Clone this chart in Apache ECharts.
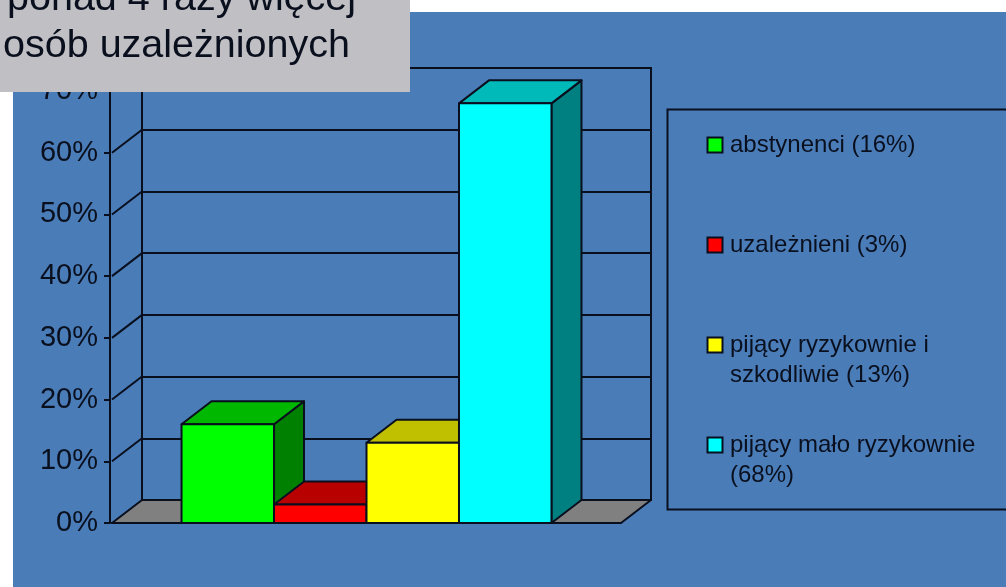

...

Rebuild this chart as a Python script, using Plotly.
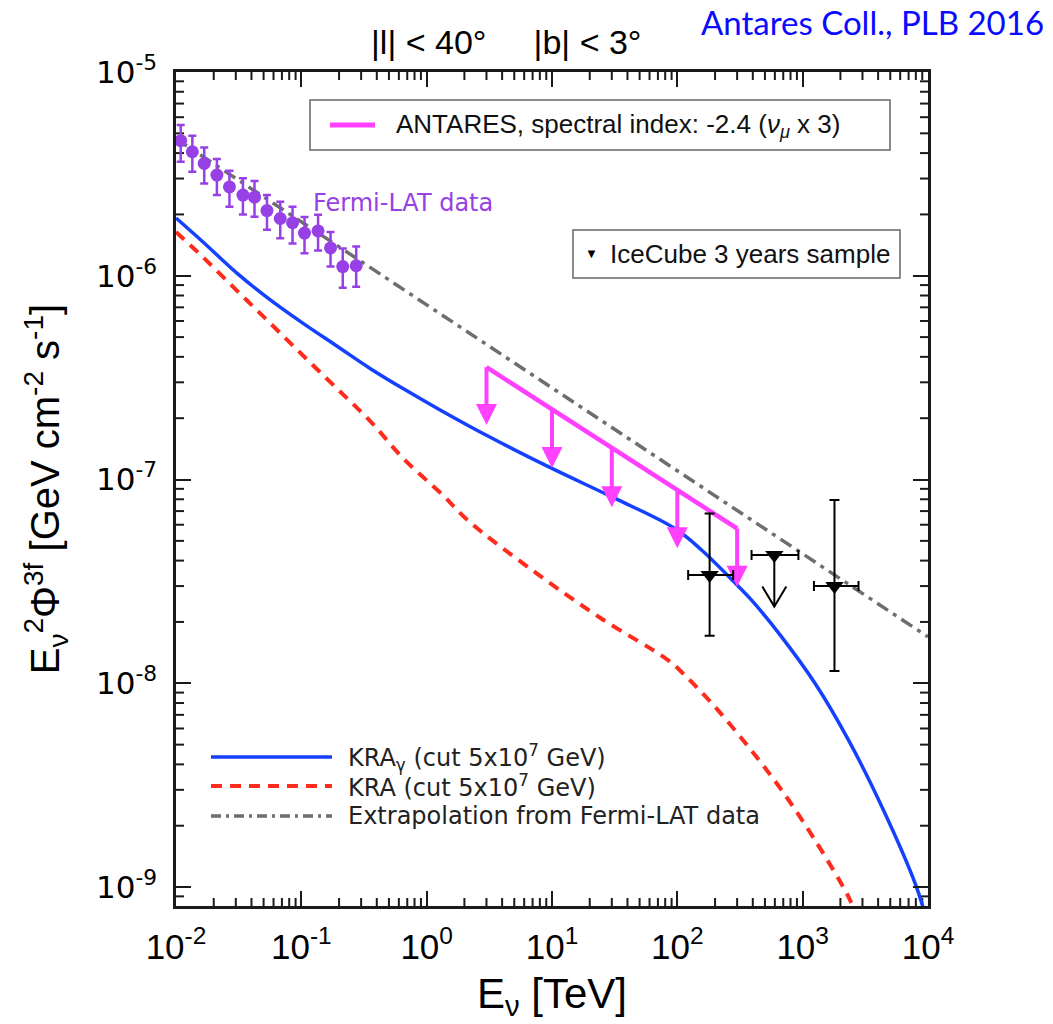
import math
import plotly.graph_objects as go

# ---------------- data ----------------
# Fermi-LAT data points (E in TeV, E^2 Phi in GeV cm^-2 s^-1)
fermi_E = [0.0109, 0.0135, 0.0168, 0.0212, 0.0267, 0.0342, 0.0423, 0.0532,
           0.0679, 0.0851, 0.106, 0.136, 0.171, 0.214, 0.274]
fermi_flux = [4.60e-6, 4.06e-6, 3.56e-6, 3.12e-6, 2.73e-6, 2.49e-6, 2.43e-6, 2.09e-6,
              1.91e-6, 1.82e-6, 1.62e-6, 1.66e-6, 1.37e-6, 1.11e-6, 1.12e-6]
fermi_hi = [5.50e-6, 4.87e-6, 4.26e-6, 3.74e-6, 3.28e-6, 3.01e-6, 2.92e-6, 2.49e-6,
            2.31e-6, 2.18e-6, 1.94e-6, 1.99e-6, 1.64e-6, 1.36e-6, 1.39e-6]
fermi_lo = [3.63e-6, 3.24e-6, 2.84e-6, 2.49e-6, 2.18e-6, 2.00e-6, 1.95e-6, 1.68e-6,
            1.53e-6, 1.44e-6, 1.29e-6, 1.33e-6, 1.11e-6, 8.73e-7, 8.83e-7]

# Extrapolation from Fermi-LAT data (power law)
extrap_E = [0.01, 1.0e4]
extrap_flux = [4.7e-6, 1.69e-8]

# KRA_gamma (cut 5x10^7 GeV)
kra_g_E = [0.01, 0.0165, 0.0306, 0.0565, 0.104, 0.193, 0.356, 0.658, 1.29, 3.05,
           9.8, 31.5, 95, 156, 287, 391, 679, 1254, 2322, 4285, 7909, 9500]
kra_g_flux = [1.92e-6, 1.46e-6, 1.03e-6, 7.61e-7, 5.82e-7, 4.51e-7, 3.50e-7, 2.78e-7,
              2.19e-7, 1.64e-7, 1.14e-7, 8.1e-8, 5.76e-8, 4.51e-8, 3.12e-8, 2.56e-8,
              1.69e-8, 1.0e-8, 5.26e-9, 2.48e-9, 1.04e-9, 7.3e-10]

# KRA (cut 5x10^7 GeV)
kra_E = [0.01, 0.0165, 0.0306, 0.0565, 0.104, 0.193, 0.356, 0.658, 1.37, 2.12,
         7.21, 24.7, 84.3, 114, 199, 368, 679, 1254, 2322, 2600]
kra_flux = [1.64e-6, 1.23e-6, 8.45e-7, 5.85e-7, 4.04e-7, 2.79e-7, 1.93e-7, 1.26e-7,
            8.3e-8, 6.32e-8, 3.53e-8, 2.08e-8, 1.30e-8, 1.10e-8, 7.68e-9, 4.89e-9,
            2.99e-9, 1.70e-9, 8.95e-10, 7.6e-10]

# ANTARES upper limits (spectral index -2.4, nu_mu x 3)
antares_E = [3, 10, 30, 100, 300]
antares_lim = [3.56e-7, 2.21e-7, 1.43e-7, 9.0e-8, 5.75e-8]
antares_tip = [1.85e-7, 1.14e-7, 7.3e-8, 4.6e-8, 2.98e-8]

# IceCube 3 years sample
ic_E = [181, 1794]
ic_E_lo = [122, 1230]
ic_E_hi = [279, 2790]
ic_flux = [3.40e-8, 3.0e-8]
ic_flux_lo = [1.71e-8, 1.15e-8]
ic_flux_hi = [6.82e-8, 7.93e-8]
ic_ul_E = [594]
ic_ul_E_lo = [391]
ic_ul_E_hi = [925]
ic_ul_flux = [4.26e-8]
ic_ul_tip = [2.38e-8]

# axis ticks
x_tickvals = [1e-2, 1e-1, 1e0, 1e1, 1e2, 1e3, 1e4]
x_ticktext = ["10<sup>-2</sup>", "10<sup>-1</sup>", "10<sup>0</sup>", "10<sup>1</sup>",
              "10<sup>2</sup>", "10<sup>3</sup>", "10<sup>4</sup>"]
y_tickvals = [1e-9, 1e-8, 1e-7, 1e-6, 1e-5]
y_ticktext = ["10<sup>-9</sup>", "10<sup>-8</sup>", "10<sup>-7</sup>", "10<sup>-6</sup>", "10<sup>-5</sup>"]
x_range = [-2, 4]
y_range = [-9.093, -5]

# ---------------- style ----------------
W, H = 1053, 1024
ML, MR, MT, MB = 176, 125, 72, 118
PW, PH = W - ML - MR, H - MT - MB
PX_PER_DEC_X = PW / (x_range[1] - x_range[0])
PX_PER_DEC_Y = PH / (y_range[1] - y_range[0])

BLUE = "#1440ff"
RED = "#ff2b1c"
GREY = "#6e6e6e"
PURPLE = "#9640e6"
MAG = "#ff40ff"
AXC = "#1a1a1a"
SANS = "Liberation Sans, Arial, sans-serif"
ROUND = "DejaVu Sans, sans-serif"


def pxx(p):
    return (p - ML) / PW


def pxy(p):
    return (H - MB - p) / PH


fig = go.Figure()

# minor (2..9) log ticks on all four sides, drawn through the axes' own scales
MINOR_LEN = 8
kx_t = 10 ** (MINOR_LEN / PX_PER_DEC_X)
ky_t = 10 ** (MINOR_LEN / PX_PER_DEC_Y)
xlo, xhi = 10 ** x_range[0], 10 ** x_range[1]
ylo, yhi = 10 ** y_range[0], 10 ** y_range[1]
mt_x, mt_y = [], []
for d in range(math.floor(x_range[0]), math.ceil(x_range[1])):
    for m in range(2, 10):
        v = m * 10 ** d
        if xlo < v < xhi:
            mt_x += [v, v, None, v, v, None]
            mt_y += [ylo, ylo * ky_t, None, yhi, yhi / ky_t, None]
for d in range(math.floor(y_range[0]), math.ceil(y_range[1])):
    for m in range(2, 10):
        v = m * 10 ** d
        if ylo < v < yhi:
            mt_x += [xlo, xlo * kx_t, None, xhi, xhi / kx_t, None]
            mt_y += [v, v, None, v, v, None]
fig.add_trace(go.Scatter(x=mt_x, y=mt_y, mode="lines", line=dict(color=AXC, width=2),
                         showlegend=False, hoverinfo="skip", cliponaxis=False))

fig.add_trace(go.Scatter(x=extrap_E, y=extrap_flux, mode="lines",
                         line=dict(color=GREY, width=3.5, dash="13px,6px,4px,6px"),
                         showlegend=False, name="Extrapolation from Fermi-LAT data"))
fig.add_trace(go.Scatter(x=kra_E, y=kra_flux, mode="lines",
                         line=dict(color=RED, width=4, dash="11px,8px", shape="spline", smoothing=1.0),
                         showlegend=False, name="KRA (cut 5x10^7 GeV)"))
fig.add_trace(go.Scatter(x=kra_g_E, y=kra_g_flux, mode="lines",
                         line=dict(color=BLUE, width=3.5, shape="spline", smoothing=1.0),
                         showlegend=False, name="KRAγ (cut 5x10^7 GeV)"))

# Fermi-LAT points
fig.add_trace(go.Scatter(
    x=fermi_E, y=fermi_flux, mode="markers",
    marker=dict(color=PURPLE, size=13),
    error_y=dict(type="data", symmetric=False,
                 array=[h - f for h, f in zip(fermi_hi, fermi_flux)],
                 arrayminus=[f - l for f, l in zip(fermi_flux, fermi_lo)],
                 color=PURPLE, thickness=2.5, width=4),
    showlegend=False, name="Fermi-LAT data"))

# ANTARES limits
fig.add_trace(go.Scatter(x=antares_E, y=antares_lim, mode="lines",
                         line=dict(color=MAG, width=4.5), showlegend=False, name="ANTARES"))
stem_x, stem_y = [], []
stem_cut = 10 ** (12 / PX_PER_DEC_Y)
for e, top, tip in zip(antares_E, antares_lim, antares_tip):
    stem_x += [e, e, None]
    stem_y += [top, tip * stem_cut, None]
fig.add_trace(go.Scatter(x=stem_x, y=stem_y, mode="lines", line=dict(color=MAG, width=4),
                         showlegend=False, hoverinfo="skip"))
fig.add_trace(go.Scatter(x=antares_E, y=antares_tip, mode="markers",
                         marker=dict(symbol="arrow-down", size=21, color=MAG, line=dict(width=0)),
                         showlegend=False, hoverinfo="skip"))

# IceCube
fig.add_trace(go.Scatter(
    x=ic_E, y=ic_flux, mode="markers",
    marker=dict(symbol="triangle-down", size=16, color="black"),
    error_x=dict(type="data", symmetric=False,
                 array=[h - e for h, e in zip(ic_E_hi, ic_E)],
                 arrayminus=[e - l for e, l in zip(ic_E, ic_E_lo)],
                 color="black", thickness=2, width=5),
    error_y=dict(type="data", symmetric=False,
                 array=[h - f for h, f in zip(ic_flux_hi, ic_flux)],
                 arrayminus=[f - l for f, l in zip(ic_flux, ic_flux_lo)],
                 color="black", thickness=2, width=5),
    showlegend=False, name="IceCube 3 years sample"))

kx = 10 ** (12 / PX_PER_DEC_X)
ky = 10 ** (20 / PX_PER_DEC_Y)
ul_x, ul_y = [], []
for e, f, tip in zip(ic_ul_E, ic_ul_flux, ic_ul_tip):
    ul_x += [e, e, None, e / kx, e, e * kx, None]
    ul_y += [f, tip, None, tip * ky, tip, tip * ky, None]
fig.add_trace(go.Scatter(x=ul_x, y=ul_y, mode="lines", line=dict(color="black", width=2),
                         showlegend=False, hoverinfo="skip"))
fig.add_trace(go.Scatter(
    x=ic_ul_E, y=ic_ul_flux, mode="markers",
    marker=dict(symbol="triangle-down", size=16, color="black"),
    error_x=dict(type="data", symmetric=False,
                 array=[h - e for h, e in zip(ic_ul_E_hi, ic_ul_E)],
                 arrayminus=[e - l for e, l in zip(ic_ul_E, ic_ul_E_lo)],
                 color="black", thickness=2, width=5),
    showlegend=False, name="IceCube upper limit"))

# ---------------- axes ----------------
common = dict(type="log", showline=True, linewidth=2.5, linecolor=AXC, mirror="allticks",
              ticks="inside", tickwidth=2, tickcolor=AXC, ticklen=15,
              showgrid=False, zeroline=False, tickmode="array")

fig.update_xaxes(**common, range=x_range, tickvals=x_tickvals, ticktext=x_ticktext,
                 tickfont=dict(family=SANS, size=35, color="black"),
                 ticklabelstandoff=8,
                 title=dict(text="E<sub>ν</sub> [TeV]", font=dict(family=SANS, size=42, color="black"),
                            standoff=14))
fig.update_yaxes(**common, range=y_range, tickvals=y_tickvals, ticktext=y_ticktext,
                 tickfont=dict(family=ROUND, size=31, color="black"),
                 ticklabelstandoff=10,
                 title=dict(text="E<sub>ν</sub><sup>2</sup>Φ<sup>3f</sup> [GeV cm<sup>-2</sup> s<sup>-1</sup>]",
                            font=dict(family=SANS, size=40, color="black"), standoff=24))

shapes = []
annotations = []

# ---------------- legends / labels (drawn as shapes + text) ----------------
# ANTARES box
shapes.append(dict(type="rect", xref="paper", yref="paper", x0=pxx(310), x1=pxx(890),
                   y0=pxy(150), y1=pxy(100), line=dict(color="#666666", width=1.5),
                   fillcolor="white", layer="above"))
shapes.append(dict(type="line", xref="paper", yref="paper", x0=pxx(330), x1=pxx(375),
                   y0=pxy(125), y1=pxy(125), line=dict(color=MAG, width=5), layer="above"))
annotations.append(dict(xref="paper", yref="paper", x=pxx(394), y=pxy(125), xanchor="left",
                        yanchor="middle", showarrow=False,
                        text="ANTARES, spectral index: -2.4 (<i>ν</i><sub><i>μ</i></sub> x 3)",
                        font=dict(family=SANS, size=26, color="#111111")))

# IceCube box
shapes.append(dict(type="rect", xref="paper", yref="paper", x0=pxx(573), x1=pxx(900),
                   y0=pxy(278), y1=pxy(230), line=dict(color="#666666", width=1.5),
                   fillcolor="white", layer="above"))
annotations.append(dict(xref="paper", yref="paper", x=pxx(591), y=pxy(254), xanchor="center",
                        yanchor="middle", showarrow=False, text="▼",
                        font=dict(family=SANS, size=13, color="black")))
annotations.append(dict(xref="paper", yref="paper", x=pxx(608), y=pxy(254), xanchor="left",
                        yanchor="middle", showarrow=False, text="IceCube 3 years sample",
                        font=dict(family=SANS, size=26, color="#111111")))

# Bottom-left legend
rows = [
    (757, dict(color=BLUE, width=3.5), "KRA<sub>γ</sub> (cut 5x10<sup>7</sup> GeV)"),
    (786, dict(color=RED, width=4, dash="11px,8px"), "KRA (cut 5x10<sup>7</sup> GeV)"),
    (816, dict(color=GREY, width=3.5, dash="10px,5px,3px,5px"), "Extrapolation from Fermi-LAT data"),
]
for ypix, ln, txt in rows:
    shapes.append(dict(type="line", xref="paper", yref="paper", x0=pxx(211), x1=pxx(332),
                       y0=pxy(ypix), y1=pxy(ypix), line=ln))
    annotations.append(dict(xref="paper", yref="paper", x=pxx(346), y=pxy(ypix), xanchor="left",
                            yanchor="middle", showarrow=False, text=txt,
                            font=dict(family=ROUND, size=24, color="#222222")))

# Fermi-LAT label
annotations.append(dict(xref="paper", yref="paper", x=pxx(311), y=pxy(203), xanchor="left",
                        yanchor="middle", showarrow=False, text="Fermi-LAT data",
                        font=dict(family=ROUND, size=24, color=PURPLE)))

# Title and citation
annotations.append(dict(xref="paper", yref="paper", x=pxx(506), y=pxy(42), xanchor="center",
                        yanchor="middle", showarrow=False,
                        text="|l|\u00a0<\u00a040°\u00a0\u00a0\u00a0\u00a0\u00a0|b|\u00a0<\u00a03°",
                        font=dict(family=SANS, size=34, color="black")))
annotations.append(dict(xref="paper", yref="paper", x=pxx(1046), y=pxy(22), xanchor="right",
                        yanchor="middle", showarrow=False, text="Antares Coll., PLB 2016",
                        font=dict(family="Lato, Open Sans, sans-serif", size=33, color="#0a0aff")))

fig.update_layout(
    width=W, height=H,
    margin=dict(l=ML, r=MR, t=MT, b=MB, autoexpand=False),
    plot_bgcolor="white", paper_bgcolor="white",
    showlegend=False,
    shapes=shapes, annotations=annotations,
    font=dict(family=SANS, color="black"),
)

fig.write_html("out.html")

Do this -> Extract the stretch of lines that begins at the line with "Rebuild this chart" and ends at the line with "1.53e-6, 1.44e-6, 1.29e-6, 1.33e-6, 1.11e-6, 8.73e-7, 8.83e-7]", inclusive. Omit every picture.

Answer to the exercise ->
Rebuild this chart as a Python script, using Plotly.
import math
import plotly.graph_objects as go

# ---------------- data ----------------
# Fermi-LAT data points (E in TeV, E^2 Phi in GeV cm^-2 s^-1)
fermi_E = [0.0109, 0.0135, 0.0168, 0.0212, 0.0267, 0.0342, 0.0423, 0.0532,
           0.0679, 0.0851, 0.106, 0.136, 0.171, 0.214, 0.274]
fermi_flux = [4.60e-6, 4.06e-6, 3.56e-6, 3.12e-6, 2.73e-6, 2.49e-6, 2.43e-6, 2.09e-6,
              1.91e-6, 1.82e-6, 1.62e-6, 1.66e-6, 1.37e-6, 1.11e-6, 1.12e-6]
fermi_hi = [5.50e-6, 4.87e-6, 4.26e-6, 3.74e-6, 3.28e-6, 3.01e-6, 2.92e-6, 2.49e-6,
            2.31e-6, 2.18e-6, 1.94e-6, 1.99e-6, 1.64e-6, 1.36e-6, 1.39e-6]
fermi_lo = [3.63e-6, 3.24e-6, 2.84e-6, 2.49e-6, 2.18e-6, 2.00e-6, 1.95e-6, 1.68e-6,
            1.53e-6, 1.44e-6, 1.29e-6, 1.33e-6, 1.11e-6, 8.73e-7, 8.83e-7]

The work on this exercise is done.